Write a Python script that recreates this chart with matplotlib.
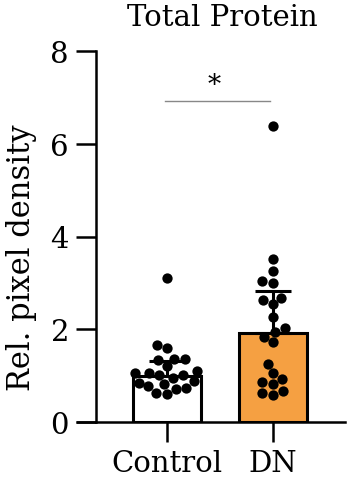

* * *

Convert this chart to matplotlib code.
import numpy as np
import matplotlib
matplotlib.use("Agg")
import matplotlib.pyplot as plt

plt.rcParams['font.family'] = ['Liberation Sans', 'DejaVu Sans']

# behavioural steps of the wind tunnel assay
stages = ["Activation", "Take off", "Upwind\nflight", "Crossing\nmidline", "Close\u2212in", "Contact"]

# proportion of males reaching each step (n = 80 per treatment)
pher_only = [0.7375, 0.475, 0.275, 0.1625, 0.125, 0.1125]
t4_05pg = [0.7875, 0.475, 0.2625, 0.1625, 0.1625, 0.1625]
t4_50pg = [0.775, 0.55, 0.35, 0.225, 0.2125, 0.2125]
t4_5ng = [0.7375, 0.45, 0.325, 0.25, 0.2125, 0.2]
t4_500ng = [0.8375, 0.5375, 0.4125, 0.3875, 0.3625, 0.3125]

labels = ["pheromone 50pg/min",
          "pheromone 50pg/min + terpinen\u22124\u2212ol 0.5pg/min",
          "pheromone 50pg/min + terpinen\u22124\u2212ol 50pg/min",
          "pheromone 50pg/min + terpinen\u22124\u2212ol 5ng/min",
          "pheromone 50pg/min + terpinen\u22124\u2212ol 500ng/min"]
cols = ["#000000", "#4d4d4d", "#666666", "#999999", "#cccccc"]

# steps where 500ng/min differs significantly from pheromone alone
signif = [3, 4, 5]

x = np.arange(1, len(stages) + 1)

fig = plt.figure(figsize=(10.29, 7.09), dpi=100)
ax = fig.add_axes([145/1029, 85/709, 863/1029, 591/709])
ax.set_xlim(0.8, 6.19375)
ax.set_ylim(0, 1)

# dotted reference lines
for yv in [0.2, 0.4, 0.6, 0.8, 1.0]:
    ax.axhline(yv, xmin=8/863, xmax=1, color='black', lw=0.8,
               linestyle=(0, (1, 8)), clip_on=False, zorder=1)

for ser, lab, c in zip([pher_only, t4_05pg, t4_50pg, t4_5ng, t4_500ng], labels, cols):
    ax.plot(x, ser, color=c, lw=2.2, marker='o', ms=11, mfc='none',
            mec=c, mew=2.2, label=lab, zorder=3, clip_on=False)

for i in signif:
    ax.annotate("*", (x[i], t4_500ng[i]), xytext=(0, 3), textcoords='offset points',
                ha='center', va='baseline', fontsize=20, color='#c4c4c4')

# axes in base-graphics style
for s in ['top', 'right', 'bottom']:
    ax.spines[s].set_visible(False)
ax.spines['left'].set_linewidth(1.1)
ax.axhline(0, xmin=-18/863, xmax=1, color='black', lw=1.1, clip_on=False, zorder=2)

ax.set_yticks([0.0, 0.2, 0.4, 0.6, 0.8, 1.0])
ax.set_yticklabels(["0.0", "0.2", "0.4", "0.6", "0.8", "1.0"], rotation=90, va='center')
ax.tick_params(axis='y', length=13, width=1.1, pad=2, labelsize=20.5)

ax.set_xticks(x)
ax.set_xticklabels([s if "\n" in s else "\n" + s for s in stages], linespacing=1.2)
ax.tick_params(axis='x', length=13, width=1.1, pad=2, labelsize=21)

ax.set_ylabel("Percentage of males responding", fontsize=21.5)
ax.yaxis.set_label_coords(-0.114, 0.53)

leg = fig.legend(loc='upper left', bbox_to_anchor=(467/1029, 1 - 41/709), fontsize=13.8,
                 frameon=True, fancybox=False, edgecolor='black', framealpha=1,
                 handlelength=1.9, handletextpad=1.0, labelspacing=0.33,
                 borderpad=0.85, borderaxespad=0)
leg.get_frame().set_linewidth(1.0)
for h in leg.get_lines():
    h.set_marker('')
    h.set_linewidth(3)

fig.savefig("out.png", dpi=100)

*Goal*
Scan the listing above. Collect all lines with the word "chart".

*Answer to this task*
Write a Python script that recreates this chart with matplotlib.
Convert this chart to matplotlib code.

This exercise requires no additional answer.